# Lekarze > Forum psychiatryczne >  co w psychiatrii oznaczają skróty MS i TS?

## loader

witam.
mam jedno pytanie. mój psychiatra w dokumentacji medycznej którą otrzymałem po zakończeniu terapii opisał przebieg choroby, wywiady i zalecenia. niestety lekarz mój jest obecnie na urlopie i nie mam jak zapytać, a większość znalezionych w sieci informacji sugeruje, że skrót MS oznacza zwyczajowo Stwardnienie Rozsiane, tu jednak sprawa dotyczy objawów psychicznych. większość jest zrozumiała, jednak nie wiem co oznaczają poniższe skróty, użyte w jednym zdaniu, w takim kontekście:  "Brak objawów wytwórczych.

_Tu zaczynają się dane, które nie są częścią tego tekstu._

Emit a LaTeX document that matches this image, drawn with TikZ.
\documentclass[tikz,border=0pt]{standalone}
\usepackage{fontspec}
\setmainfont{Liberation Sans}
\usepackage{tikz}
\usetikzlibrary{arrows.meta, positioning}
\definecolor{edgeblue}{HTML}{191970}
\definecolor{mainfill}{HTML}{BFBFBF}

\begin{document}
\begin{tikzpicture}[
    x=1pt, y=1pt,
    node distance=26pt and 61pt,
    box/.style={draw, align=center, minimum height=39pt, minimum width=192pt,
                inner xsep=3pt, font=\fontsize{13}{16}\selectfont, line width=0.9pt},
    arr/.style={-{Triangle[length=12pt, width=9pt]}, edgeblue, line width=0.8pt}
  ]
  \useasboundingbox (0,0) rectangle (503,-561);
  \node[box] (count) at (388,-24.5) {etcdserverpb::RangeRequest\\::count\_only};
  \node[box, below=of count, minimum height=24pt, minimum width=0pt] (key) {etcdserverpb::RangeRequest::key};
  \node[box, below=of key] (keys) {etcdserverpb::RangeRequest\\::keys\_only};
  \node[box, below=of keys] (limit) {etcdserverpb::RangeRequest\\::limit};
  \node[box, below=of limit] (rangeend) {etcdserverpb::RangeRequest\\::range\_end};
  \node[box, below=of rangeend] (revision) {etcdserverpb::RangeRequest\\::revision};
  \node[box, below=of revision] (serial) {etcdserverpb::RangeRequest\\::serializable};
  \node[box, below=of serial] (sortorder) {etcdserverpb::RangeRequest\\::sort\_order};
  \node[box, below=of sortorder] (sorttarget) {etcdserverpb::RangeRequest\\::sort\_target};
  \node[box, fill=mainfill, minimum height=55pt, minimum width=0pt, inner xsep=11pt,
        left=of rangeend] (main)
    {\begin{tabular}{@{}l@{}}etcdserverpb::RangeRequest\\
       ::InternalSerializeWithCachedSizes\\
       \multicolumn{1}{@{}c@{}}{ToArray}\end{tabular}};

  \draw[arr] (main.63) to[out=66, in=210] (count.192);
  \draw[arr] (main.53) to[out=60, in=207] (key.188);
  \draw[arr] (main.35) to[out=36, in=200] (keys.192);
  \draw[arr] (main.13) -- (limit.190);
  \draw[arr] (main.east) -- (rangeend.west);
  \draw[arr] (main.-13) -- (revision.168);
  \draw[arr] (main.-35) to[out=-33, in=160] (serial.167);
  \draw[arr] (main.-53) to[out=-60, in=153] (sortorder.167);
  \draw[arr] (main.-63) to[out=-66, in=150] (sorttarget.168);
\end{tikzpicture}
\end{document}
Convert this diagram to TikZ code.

Neguje MS i TS"
Szczególnie chodzi mi o użyte skróty: MS i TS
Dziękuję za ewentualne odpowiedzi.

----------


## SirArgal

Masz rację. Oba skróty wywodzą się z języka angielskiego i tak odpowiednio:

MS to stwardnienie rozsiane,
TS to stwardnienie guzowate.

Szczegółowe opisy obu chorób można znaleźć na wiki.

----------


## tomQ

mało prawdopodobne, zeby psychiatra napisal w wywiadzie ze pacjent neguje stwardnienie rozsiane i stwardnienie guzowate, tu raczej musi chodzic o jakis rodzaj objawow, moze o urojenia, moze o omamy

----------


## SirArgal

"Brak objawów wytwórczych. Neguje MS i TS"

Ja to rozumiem brak halucynacji. urojeń, rozkojarzenia myślenia, dziwacznego zachowania - czyli objawów wytwórczych. Neguje (w sensie odrzucam - tu jako lekarz) stwardnienie guzowate i rozsiane, czyli nie występują objawy wyżej wymienionych schorzeń. 

Naturalnie nie jestem psychiatrą, ale tak to ja rozumiem.

----------


## polsk.eu

MS - Myśli samobójcze
TS - Tendencje samobójcze

----------